José Manuel Bobadilla Somos un animal con un doble acceso a la realidad. Un acceso relativo a las necesidades humanas dominado por las formas y otro no relativo a las necesidades humanas y liberado de las formas. Uno de nuestros principales sentidos, como animales depredadores que somos, es la mirada. Mirar el mundo es una forma de sentir el mundo y, por tanto, dependiendo de como lo miremos, nuestro sentir estará condicionado a ello. Miramos el mundo desde un lenguaje concreto y actualmente, el lenguaje que da forma a nuestra mirada, es el lenguaje abstracto de las ciencias y las tecnologías. Nuestra forma de mirar el mundo está construida desde la técnica; una mirada que instrumentaliza el entorno y nos impide volver a las cosas de una manera limpia, es decir, liberada de las formas en las formas.
En las sociedades de conocimiento, el dominio de lenguaje abstracto construye la barrera científica y tecnológica que nos dice que una flor es simplemente una flor, o como mucho, nos proporciona una mirada biológica de la flor. En ella no vemos el misterio de los mundos porque nuestro mirar está encerrado en el prisma científico y tecnológico.
El efecto perverso de las creencias
Cuando las religiones proporcionan creencias y no el completo silencio del ego, fortalecen al ego con las creencias, pero al precio de someterlo.
Las creencias apuntalan al ego desde fuera, si se somete. Cuando se ofrecen certezas apoyadas en creencias sin deshacerse del ego, el resultado es más ego, aunque creyente.
Las creencias son un refugio del ego, son su agarradero más sólido.
Si las religiones insisten en las creencias, como algo intrínseco e imprescindible para el camino interior, lo están dificultando seriamente, porque exigen sumisión a formas, lo que significa la permanencia intocable de esas formas. Si las formas permanecen, el ego permanece, porque no se entra en la no forma, en la no dualidad. Así resulta que hablan y proponen la Vía, pero, a la vez, la impiden. Pocos son los que pueden escapar de esa trampa.
Esta trampa era casi inevitable en sociedades estáticas articuladas sobre creencias intocables.
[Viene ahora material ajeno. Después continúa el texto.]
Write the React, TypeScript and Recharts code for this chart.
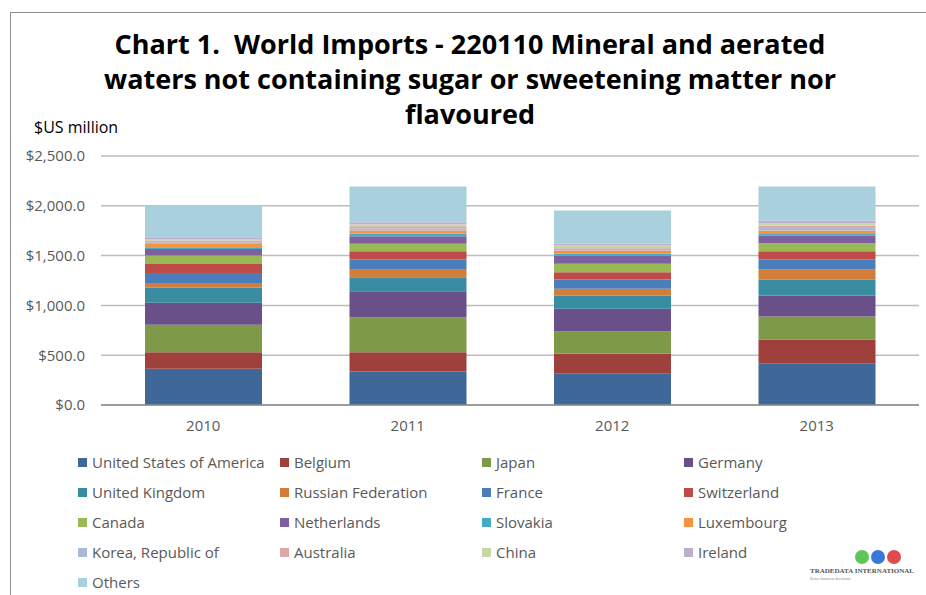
import React from "react";
import { BarChart, Bar, XAxis, YAxis, CartesianGrid } from "recharts";

// categories
const YEARS = ["2010", "2011", "2012", "2013"];

// series values ($US million), stacked bottom to top
const USA = [363, 336, 313, 413];
const BELGIUM = [167, 194, 201, 245];
const JAPAN = [275, 352, 224, 230];
const GERMANY = [221, 261, 228, 211];
const UK = [150, 140, 133, 158];
const RUSSIA = [50, 74, 67, 107];
const FRANCE = [100, 104, 94, 97];
const SWITZERLAND = [90, 83, 73, 83];
const CANADA = [84, 74, 84, 81];
const NETHERLANDS = [67, 77, 84, 77];
const SLOVAKIA = [17, 24, 17, 23];
const LUXEMBOURG = [33, 33, 33, 27];
const KOREA = [17, 21, 17, 25];
const AUSTRALIA = [17, 21, 17, 25];
const CHINA = [16, 20, 16, 25];
const IRELAND = [17, 21, 17, 25];
const OTHERS = [318, 359, 335, 342];

const Y_TICKS = [0, 500, 1000, 1500, 2000, 2500];

const SERIES = [
    { key: "usa", name: "United States of America", values: USA, color: "#3F6898" },
    { key: "belgium", name: "Belgium", values: BELGIUM, color: "#A0403D" },
    { key: "japan", name: "Japan", values: JAPAN, color: "#7E9A48" },
    { key: "germany", name: "Germany", values: GERMANY, color: "#6A5089" },
    { key: "uk", name: "United Kingdom", values: UK, color: "#3A8CA2" },
    { key: "russia", name: "Russian Federation", values: RUSSIA, color: "#D27E39" },
    { key: "france", name: "France", values: FRANCE, color: "#4A7EBB" },
    { key: "switzerland", name: "Switzerland", values: SWITZERLAND, color: "#BE4B48" },
    { key: "canada", name: "Canada", values: CANADA, color: "#98B954" },
    { key: "netherlands", name: "Netherlands", values: NETHERLANDS, color: "#7D60A0" },
    { key: "slovakia", name: "Slovakia", values: SLOVAKIA, color: "#46AAC5" },
    { key: "luxembourg", name: "Luxembourg", values: LUXEMBOURG, color: "#F69240" },
    { key: "korea", name: "Korea, Republic of", values: KOREA, color: "#A9BADA" },
    { key: "australia", name: "Australia", values: AUSTRALIA, color: "#DDA9A8" },
    { key: "china", name: "China", values: CHINA, color: "#C6D8A8" },
    { key: "ireland", name: "Ireland", values: IRELAND, color: "#BBAFCF" },
    { key: "others", name: "Others", values: OTHERS, color: "#A8D0DD" },
];

const data = YEARS.map((year, i) => {
    const row: Record<string, any> = { year };
    SERIES.forEach(s => { row[s.key] = s.values[i]; });
    return row;
});

const FONT = "'Open Sans', Lato, sans-serif";
const TEXT_GRAY = "#595959";

const fmtMoney = (v: number) =>
    "$" + v.toLocaleString("en-US", { minimumFractionDigits: 1, maximumFractionDigits: 1 });

function Legend() {
    return (
        <div style={{ position: "absolute", left: 78, top: 451, width: 820 }}>
            {SERIES.map((s, i) => {
                const col = i % 4;
                const row = Math.floor(i / 4);
                return (
                    <div
                        key={s.key}
                        style={{
                            position: "absolute",
                            left: col * 202,
                            top: row * 30,
                            display: "flex",
                            alignItems: "center",
                            fontFamily: FONT,
                            fontSize: 15,
                            color: TEXT_GRAY,
                            whiteSpace: "nowrap",
                            height: 22,
                        }}
                    >
                        <span style={{ width: 9, height: 9, background: s.color, marginRight: 5, display: "inline-block" }} />
                        {s.name}
                    </div>
                );
            })}
        </div>
    );
}

export default function App() {
    return (
        <div style={{ position: "absolute", left: 0, top: 0, width: 926, height: 595, background: "#fff", overflow: "hidden" }}>
            {/* slide frame */}
            <div style={{ position: "absolute", left: 10, top: 12, width: 930, height: 600, border: "1px solid #8c8c8c" }} />

            <div
                style={{
                    position: "absolute",
                    left: 10,
                    top: 26,
                    width: 920,
                    textAlign: "center",
                    fontFamily: FONT,
                    fontWeight: 700,
                    fontSize: 27,
                    lineHeight: "35px",
                    color: "#000",
                }}
            >
                Chart 1.&nbsp; World Imports - 220110 Mineral and aerated<br />
                waters not containing sugar or sweetening matter nor<br />
                flavoured
            </div>

            <div style={{ position: "absolute", left: 34, top: 116, fontFamily: FONT, fontSize: 16, color: "#000" }}>
                $US million
            </div>

            <div style={{ position: "absolute", left: 0, top: 0 }}>
                <BarChart width={926} height={595} data={data} margin={{ top: 156, right: 7, left: 0, bottom: 0 }} barSize={117}>
                    <CartesianGrid vertical={false} stroke="#BDBDBD" strokeWidth={1.5} />
                    <XAxis
                        dataKey="year"
                        height={190}
                        axisLine={{ stroke: "#8c8c8c", strokeWidth: 1.5 }}
                        tickLine={false}
                        tick={{ fill: TEXT_GRAY, fontSize: 15, fontFamily: FONT }}
                        tickMargin={9}
                    />
                    <YAxis
                        width={101}
                        domain={[0, 2500]}
                        ticks={Y_TICKS}
                        axisLine={false}
                        tickLine={false}
                        tickMargin={10}
                        tickFormatter={fmtMoney}
                        tick={{ fill: TEXT_GRAY, fontSize: 15, fontFamily: FONT }}
                    />
                    {SERIES.map(s => (
                        <Bar key={s.key} dataKey={s.key} name={s.name} stackId="a" fill={s.color} isAnimationActive={false} />
                    ))}
                </BarChart>
            </div>

            <Legend />

            {/* logo */}
            <svg style={{ position: "absolute", left: 800, top: 545 }} width={126} height={40}>
                <circle cx={62} cy={12} r={7} fill="#5fc45a" />
                <circle cx={78} cy={12} r={7} fill="#3a78d8" />
                <circle cx={94} cy={12} r={7} fill="#e04a4a" />
                <text x={10} y={28} fontSize={7} fontFamily="'Liberation Serif', serif" fill="#555" fontWeight={700}>
                    TRADEDATA INTERNATIONAL
                </text>
                <text x={10} y={35} fontSize={4} fontFamily="'Liberation Serif', serif" fill="#888">
                    Better business decisions
                </text>
            </svg>
        </div>
    );
}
En ese tipo de sociedades se tenía que hablar del camino interior con términos que no contribuyeran a desprogramar al colectivo. Esa era la estructura de la religión: hablar de lo que no se puede hablar con formas intocables. Era una terrible trampa, pero una trampa inevitable en aquel tipo de culturas.
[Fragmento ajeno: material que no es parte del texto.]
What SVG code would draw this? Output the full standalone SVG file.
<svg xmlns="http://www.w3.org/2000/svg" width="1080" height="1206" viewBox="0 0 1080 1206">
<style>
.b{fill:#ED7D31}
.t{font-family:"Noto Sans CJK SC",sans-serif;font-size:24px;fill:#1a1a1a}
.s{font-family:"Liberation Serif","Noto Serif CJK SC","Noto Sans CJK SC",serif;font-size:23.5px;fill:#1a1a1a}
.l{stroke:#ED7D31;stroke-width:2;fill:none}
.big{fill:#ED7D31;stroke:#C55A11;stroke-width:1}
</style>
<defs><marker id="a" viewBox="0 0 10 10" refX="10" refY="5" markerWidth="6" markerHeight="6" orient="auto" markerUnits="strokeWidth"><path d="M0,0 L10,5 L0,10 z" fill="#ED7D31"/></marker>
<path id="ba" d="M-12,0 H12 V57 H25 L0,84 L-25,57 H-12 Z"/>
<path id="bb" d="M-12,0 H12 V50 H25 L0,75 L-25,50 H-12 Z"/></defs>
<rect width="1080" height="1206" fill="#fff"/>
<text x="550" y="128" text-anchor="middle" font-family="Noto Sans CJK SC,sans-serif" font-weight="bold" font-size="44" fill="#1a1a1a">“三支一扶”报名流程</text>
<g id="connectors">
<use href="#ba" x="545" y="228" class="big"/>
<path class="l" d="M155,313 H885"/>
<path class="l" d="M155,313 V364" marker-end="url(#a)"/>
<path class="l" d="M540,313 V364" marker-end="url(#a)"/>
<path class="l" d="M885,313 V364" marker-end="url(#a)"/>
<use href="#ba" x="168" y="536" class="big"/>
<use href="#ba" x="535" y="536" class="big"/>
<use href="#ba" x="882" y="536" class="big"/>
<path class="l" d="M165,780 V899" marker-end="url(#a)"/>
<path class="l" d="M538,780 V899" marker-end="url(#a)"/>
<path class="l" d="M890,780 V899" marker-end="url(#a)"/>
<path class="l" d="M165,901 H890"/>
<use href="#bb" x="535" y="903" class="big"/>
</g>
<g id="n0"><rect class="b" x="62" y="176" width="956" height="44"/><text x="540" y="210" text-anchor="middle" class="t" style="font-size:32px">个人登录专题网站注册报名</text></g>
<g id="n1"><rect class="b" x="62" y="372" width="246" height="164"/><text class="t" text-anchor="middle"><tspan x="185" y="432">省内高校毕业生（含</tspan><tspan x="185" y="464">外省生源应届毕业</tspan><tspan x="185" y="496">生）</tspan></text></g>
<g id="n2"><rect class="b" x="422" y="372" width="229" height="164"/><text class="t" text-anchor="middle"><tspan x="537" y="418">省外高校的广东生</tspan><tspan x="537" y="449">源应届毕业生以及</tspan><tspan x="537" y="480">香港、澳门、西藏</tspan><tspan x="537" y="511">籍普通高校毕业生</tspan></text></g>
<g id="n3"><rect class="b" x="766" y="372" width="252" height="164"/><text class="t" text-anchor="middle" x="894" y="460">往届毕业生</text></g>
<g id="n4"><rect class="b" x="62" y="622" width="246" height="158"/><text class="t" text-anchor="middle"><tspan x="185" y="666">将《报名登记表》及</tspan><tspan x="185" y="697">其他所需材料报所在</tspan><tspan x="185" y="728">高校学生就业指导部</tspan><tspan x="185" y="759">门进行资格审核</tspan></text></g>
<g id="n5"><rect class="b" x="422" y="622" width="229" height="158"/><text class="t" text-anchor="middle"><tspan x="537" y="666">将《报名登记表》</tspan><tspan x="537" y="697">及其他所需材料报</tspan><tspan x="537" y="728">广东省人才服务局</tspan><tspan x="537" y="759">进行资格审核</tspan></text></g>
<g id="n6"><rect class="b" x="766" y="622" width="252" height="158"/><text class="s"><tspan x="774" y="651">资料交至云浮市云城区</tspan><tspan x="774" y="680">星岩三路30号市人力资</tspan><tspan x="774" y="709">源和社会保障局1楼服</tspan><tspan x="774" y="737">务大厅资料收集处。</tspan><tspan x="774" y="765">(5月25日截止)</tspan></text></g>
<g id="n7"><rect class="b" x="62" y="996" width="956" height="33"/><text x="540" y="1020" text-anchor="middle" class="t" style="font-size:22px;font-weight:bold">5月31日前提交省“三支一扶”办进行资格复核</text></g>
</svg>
Esta ya no es nuestra situación. Ahora sabemos que hablamos de lo que no se puede hablar con formas que no son intocables y que, además, hay que abandonar lo antes posible para poder acceder a la sutilidad del sin forma, al “no dos”.
Poner el acento en las creencias es ponerlo en el poder.
Las creencias religiosas se muestran ligadas a la revelación y, por tanto, a la sumisión, a la exclusividad y a la exclusión de otras creencias. Estos hechos ligan las creencias con el poder.
Por tanto, la religión como sistema de creencias resulta ser un sistema de poder y un sistema exclusivo que excluye alternativas. Nada conveniente para una sociedad de innovación y cambio continuo en todos los niveles de la vida humana, democracia y globalización.